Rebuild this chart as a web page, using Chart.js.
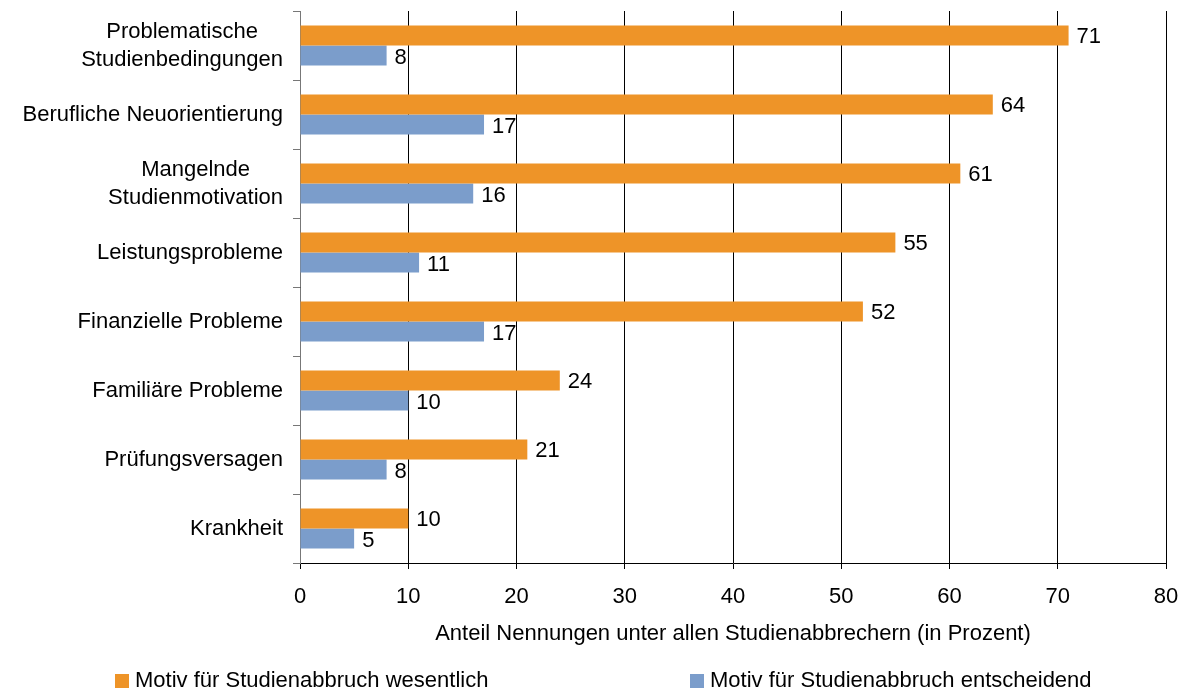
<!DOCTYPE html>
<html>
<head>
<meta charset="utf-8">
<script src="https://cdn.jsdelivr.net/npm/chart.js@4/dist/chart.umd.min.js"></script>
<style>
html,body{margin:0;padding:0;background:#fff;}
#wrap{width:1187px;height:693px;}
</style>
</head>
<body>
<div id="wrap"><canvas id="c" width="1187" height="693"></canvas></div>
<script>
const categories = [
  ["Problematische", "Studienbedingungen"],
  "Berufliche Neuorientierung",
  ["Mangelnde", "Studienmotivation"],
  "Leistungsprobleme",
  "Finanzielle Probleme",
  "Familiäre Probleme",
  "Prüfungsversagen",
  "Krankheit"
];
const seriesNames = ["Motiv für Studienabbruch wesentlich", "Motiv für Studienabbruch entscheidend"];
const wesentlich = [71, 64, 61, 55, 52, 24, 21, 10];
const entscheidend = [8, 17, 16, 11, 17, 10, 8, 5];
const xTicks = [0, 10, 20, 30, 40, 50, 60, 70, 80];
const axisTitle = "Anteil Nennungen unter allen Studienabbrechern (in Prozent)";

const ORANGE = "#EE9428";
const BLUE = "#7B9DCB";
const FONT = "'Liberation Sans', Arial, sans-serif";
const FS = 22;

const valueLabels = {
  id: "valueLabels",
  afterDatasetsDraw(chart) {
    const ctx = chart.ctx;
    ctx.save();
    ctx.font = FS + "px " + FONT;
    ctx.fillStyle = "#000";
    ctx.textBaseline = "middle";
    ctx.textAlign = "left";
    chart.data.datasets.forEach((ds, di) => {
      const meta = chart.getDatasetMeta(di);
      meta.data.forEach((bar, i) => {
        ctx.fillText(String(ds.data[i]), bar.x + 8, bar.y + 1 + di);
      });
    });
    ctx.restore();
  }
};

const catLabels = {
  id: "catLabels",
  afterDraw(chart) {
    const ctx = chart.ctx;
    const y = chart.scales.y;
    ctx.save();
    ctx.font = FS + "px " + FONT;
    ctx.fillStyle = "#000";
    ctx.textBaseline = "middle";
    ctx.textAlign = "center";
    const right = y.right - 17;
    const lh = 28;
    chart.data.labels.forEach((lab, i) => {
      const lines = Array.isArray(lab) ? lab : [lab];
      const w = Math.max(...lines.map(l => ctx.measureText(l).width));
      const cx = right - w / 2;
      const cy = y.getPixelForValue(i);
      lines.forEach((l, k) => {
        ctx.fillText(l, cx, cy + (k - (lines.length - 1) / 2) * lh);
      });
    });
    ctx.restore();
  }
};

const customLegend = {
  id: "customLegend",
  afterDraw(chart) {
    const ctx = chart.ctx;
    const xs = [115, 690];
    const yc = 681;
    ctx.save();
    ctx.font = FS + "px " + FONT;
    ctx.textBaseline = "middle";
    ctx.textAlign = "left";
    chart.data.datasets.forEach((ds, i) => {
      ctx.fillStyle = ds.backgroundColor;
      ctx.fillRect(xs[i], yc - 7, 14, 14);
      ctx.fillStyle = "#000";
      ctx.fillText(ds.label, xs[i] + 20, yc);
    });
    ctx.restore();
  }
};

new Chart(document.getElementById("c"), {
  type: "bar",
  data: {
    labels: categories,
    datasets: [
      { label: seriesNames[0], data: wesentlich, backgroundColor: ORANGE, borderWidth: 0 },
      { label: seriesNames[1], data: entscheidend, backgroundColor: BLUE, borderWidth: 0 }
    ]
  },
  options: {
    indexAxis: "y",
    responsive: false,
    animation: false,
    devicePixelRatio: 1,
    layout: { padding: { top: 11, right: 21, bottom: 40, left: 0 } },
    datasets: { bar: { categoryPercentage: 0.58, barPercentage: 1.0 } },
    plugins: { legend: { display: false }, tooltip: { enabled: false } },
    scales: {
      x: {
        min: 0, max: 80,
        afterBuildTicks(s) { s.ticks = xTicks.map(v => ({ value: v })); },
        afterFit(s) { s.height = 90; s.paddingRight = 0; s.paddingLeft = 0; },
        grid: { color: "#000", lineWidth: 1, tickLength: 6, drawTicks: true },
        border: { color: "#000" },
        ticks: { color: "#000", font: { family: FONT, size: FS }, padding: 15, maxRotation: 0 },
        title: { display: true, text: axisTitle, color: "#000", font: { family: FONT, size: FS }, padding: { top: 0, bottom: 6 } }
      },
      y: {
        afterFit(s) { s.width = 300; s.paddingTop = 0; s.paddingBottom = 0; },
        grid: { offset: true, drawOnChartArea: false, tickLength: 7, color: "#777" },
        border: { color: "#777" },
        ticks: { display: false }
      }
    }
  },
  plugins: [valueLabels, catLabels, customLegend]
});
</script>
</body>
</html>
========
The request
Repeat the material verbatim. Do not carry over any picture.

Complete response
Rebuild this chart as a web page, using Chart.js.
<!DOCTYPE html>
<html>
<head>
<meta charset="utf-8">
<script src="https://cdn.jsdelivr.net/npm/chart.js@4/dist/chart.umd.min.js"></script>
<style>
html,body{margin:0;padding:0;background:#fff;}
#wrap{width:1187px;height:693px;}
</style>
</head>
<body>
<div id="wrap"><canvas id="c" width="1187" height="693"></canvas></div>
<script>
const categories = [
  ["Problematische", "Studienbedingungen"],
  "Berufliche Neuorientierung",
  ["Mangelnde", "Studienmotivation"],
  "Leistungsprobleme",
  "Finanzielle Probleme",
  "Familiäre Probleme",
  "Prüfungsversagen",
  "Krankheit"
];
const seriesNames = ["Motiv für Studienabbruch wesentlich", "Motiv für Studienabbruch entscheidend"];
const wesentlich = [71, 64, 61, 55, 52, 24, 21, 10];
const entscheidend = [8, 17, 16, 11, 17, 10, 8, 5];
const xTicks = [0, 10, 20, 30, 40, 50, 60, 70, 80];
const axisTitle = "Anteil Nennungen unter allen Studienabbrechern (in Prozent)";

const ORANGE = "#EE9428";
const BLUE = "#7B9DCB";
const FONT = "'Liberation Sans', Arial, sans-serif";
const FS = 22;

const valueLabels = {
  id: "valueLabels",
  afterDatasetsDraw(chart) {
    const ctx = chart.ctx;
    ctx.save();
    ctx.font = FS + "px " + FONT;
    ctx.fillStyle = "#000";
    ctx.textBaseline = "middle";
    ctx.textAlign = "left";
    chart.data.datasets.forEach((ds, di) => {
      const meta = chart.getDatasetMeta(di);
      meta.data.forEach((bar, i) => {
        ctx.fillText(String(ds.data[i]), bar.x + 8, bar.y + 1 + di);
      });
    });
    ctx.restore();
  }
};

const catLabels = {
  id: "catLabels",
  afterDraw(chart) {
    const ctx = chart.ctx;
    const y = chart.scales.y;
    ctx.save();
    ctx.font = FS + "px " + FONT;
    ctx.fillStyle = "#000";
    ctx.textBaseline = "middle";
    ctx.textAlign = "center";
    const right = y.right - 17;
    const lh = 28;
    chart.data.labels.forEach((lab, i) => {
      const lines = Array.isArray(lab) ? lab : [lab];
      const w = Math.max(...lines.map(l => ctx.measureText(l).width));
      const cx = right - w / 2;
      const cy = y.getPixelForValue(i);
      lines.forEach((l, k) => {
        ctx.fillText(l, cx, cy + (k - (lines.length - 1) / 2) * lh);
      });
    });
    ctx.restore();
  }
};

const customLegend = {
  id: "customLegend",
  afterDraw(chart) {
    const ctx = chart.ctx;
    const xs = [115, 690];
    const yc = 681;
    ctx.save();
    ctx.font = FS + "px " + FONT;
    ctx.textBaseline = "middle";
    ctx.textAlign = "left";
    chart.data.datasets.forEach((ds, i) => {
      ctx.fillStyle = ds.backgroundColor;
      ctx.fillRect(xs[i], yc - 7, 14, 14);
      ctx.fillStyle = "#000";
      ctx.fillText(ds.label, xs[i] + 20, yc);
    });
    ctx.restore();
  }
};

new Chart(document.getElementById("c"), {
  type: "bar",
  data: {
    labels: categories,
    datasets: [
      { label: seriesNames[0], data: wesentlich, backgroundColor: ORANGE, borderWidth: 0 },
      { label: seriesNames[1], data: entscheidend, backgroundColor: BLUE, borderWidth: 0 }
    ]
  },
  options: {
    indexAxis: "y",
    responsive: false,
    animation: false,
    devicePixelRatio: 1,
    layout: { padding: { top: 11, right: 21, bottom: 40, left: 0 } },
    datasets: { bar: { categoryPercentage: 0.58, barPercentage: 1.0 } },
    plugins: { legend: { display: false }, tooltip: { enabled: false } },
    scales: {
      x: {
        min: 0, max: 80,
        afterBuildTicks(s) { s.ticks = xTicks.map(v => ({ value: v })); },
        afterFit(s) { s.height = 90; s.paddingRight = 0; s.paddingLeft = 0; },
        grid: { color: "#000", lineWidth: 1, tickLength: 6, drawTicks: true },
        border: { color: "#000" },
        ticks: { color: "#000", font: { family: FONT, size: FS }, padding: 15, maxRotation: 0 },
        title: { display: true, text: axisTitle, color: "#000", font: { family: FONT, size: FS }, padding: { top: 0, bottom: 6 } }
      },
      y: {
        afterFit(s) { s.width = 300; s.paddingTop = 0; s.paddingBottom = 0; },
        grid: { offset: true, drawOnChartArea: false, tickLength: 7, color: "#777" },
        border: { color: "#777" },
        ticks: { display: false }
      }
    }
  },
  plugins: [valueLabels, catLabels, customLegend]
});
</script>
</body>
</html>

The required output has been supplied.